Если бы кто-то сейчас мог видеть человека, стоящего с истлевшей до самого фильтра сигаретой на балконе шестнадцатого этажа, то подозрение о душевном расстройстве последнего было бы оправданно: вид замершего в немом восторге Вадима не оставлял никаких сомнений в странности происходящего. В течение уже десяти минут Оксана пыталась докричаться до мужа из-за запертой стеклянной двери и теперь, вконец отчаявшись, сидела на краю тахты и со страхом смотрела на балкон – с таким она сталкивалась впервые.
Ковалев видел перед собой всплывшее в памяти изображение планет Солнечной системы из школьного учебника по астрономии, лежавшего на письменном столе старшей сестры в далеком детстве. Иллюстрация с расположенными в один ряд цветными шарами разного диаметра, а также пояснения сестры относительно происхождения планет – оставили в сознании ребенка живой след: Вадим стал с особым уважением относиться ко всему, что было связано с астрономией. Тогдашний ученик третьего класса Вадик Ковалев с трудом понимал, как можно было изобразить планеты на бумаге, не видя их перед собой. Ему представлялось чудовищных размеров существо, рисующее картинку для учебника, с натуры. Уже тогда Вадим был уверен, что пространство бесконечно, а в бесконечности возможно всё. Абсолютно всё – даже то, чего вовсе не бывает.
Сейчас, из девяти изображенных в том самом учебнике планет, память почему-то явила своему обладателю лишь пять протянувшихся в одну линию, небесных тел. Именно пять. Стало неприятно: он не любил это число.

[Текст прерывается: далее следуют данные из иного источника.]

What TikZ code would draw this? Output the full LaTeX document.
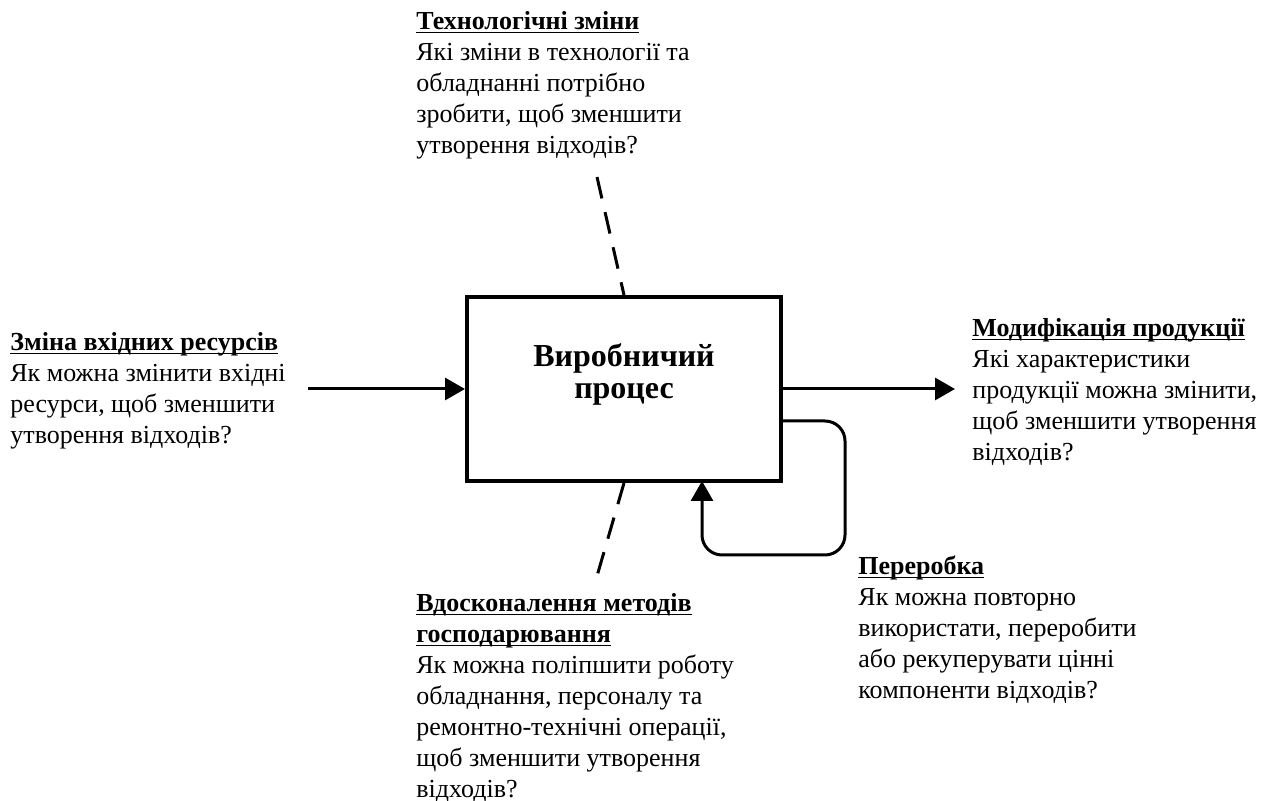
\documentclass[tikz,border=0pt]{standalone}
\usepackage{amsmath}
\usepackage{fontspec}
\setmainfont{Liberation Serif}
\usetikzlibrary{arrows.meta}

\newcommand{\ulhead}[1]{\underline{\smash[b]{\textbf{#1}}}}

\begin{document}
\begin{tikzpicture}[x=0.5pt, y=-0.5pt,
	note/.style={anchor=north west, inner sep=0pt, align=left,
		font=\fontsize{13}{15.5}\selectfont},
	flow/.style={line width=1.5pt, -{Triangle[length=10pt,width=11pt]}},
	hint/.style={line width=1.5pt, dash pattern=on 11pt off 7pt}
]
\useasboundingbox (0,0) rectangle (1274,801);

% Production process
\node [draw,
	line width=2pt,
	minimum width=157pt,
	minimum height=92pt
] (process) at (624,389) {};
\node [align=center,
	inner sep=0pt,
	font=\fontsize{16}{16}\selectfont\bfseries
] (process_label) at (624,374) {Виробничий\\процес};

% Technology changes
\node [note] (technology) at (416,11) {\ulhead{Технологічні зміни}\\
Які зміни в технології та\\
обладнанні потрібно\\
зробити, щоб зменшити\\
утворення відходів?};
\coordinate (technology_end) at (597,177);

% Input changes
\node [note] (inputs) at (10,332) {\ulhead{Зміна вхідних ресурсів}\\
Як можна змінити вхідні\\
ресурси, щоб зменшити\\
утворення відходів?};
\coordinate (inputs_end) at (308,389);

% Product modification
\node [note] (product) at (972,318) {\ulhead{Модифікація продукції}\\
Які характеристики\\
продукції можна змінити,\\
щоб зменшити утворення\\
відходів?};
\coordinate (product_end) at (955,389);

% Recycling
\node [note] (recycling) at (858,555) {\ulhead{Переробка}\\
Як можна повторно\\
використати, переробити\\
або рекуперувати цінні\\
компоненти відходів?};
\coordinate (loop_out) at (781,421);
\coordinate (loop_in) at (702,481);

% Good operating practice
\node [note] (practice) at (416,593) {\ulhead{Вдосконалення методів}\\
\ulhead{господарювання}\\
Як можна поліпшити роботу\\
обладнання, персоналу та\\
ремонтно-технічні операції,\\
щоб зменшити утворення\\
відходів?};
\coordinate (practice_end) at (595,583);

% Connectors
\draw[flow] (inputs_end) -- (process.west);
\draw[flow] (process.east) -- (product_end);
\draw[hint] (technology_end) -- (process.north);
\draw[hint] (process.south) -- (practice_end);
\draw[flow, rounded corners=10pt] (loop_out) -- (845,421) -- (845,555) -- (702,555) -- (loop_in);

\end{tikzpicture}
\end{document}
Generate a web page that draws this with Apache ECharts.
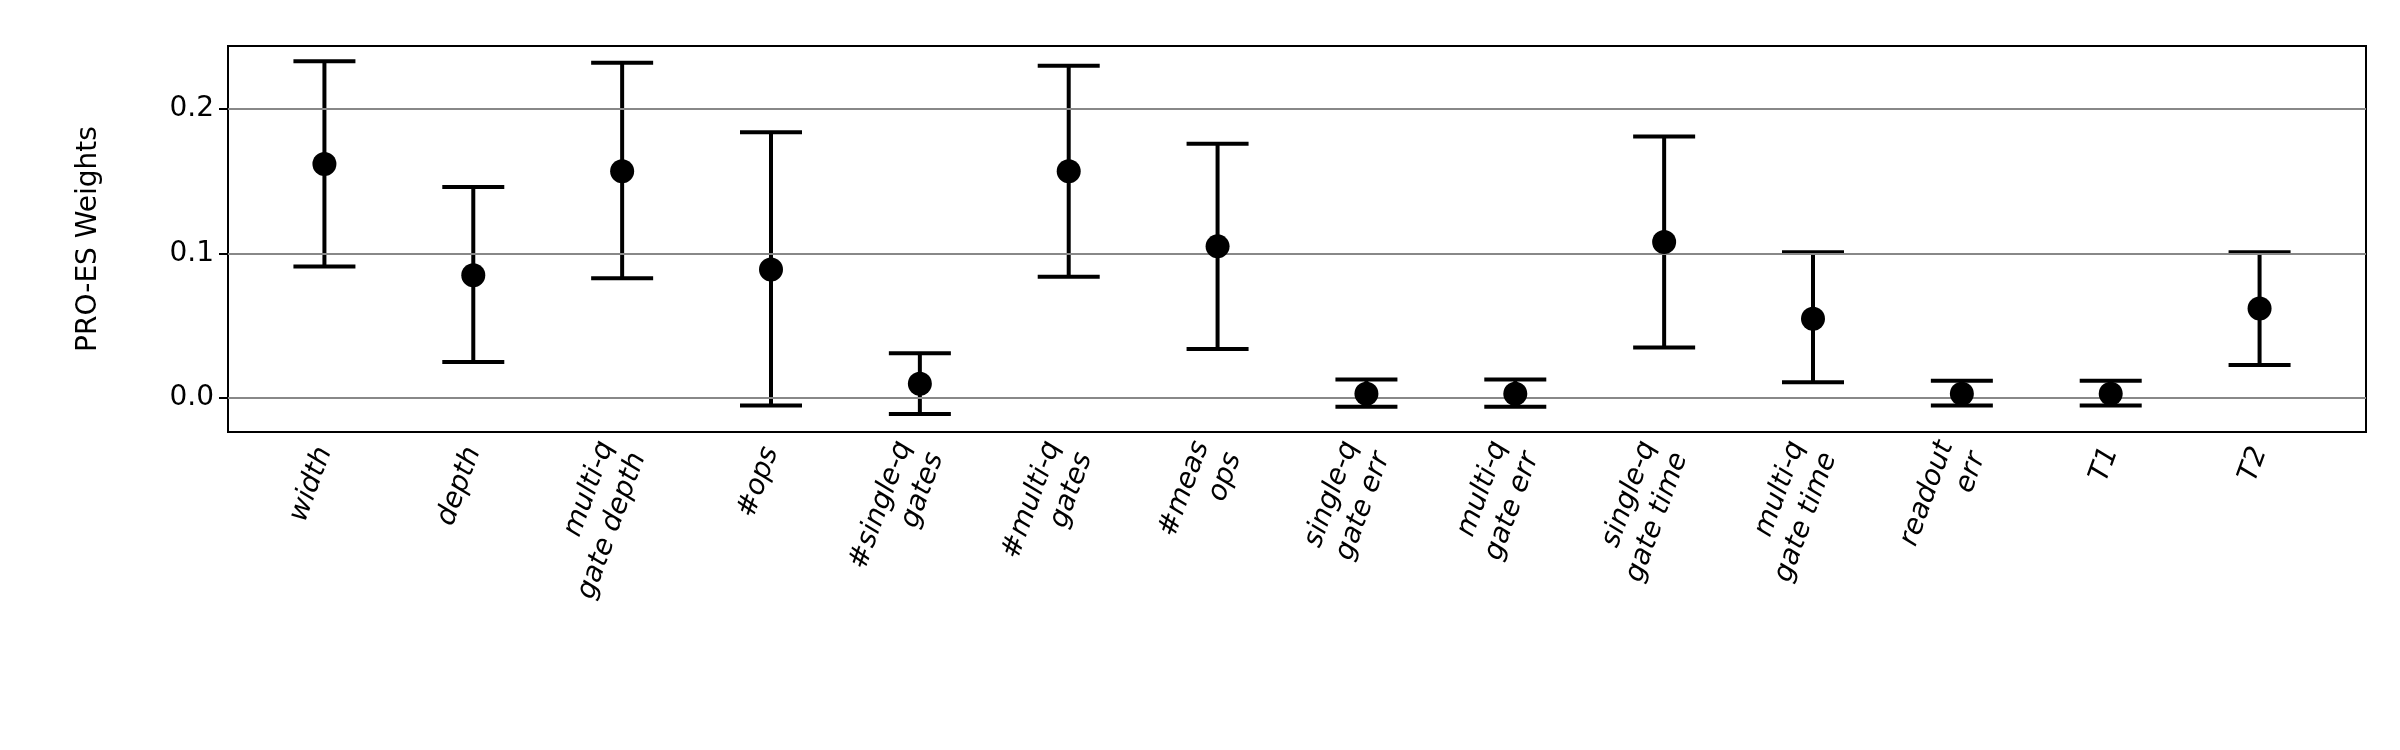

Подобно тому, как порыв ветра уносит дым, разгоняя завесу на горящем поле – яркий свет из номера проник на балкон и наполнил его особой живительной субстанцией. Ковалев мог бы поклясться, что до этого воздух на балконе был абсолютно темен и непрозрачен. Конечно, его супруга могла бы утверждать обратное, но спрашивать её об этом он не собирался. Вадим обернулся и увидел заплаканную Оксану. Открыв дверь, он вошел в комнату:
– Ксюш, ты чего?
– Вадик, милый, что с тобой?
– Ничего. Я курил на балконе. Ты чего плачешь-то, Ксюша?
– Да ты почти час там стоял и меня не слышал. Я уже не стала дверь разбивать, потому что вижу – живой. Что с тобой было-то, а?
Единственным, пожалуй, что мог вспомнить Ковалев, было ощущение какой-то очень близкой неотвратимости: может быть, болезни, может – чего-то другого. И теперь ему казалось, что где-то совсем рядом вот-вот сложится ситуация, исход которой будет зависеть только от него, что ему предстоит реализовать нечто очень важное и, возможно, именно сегодня.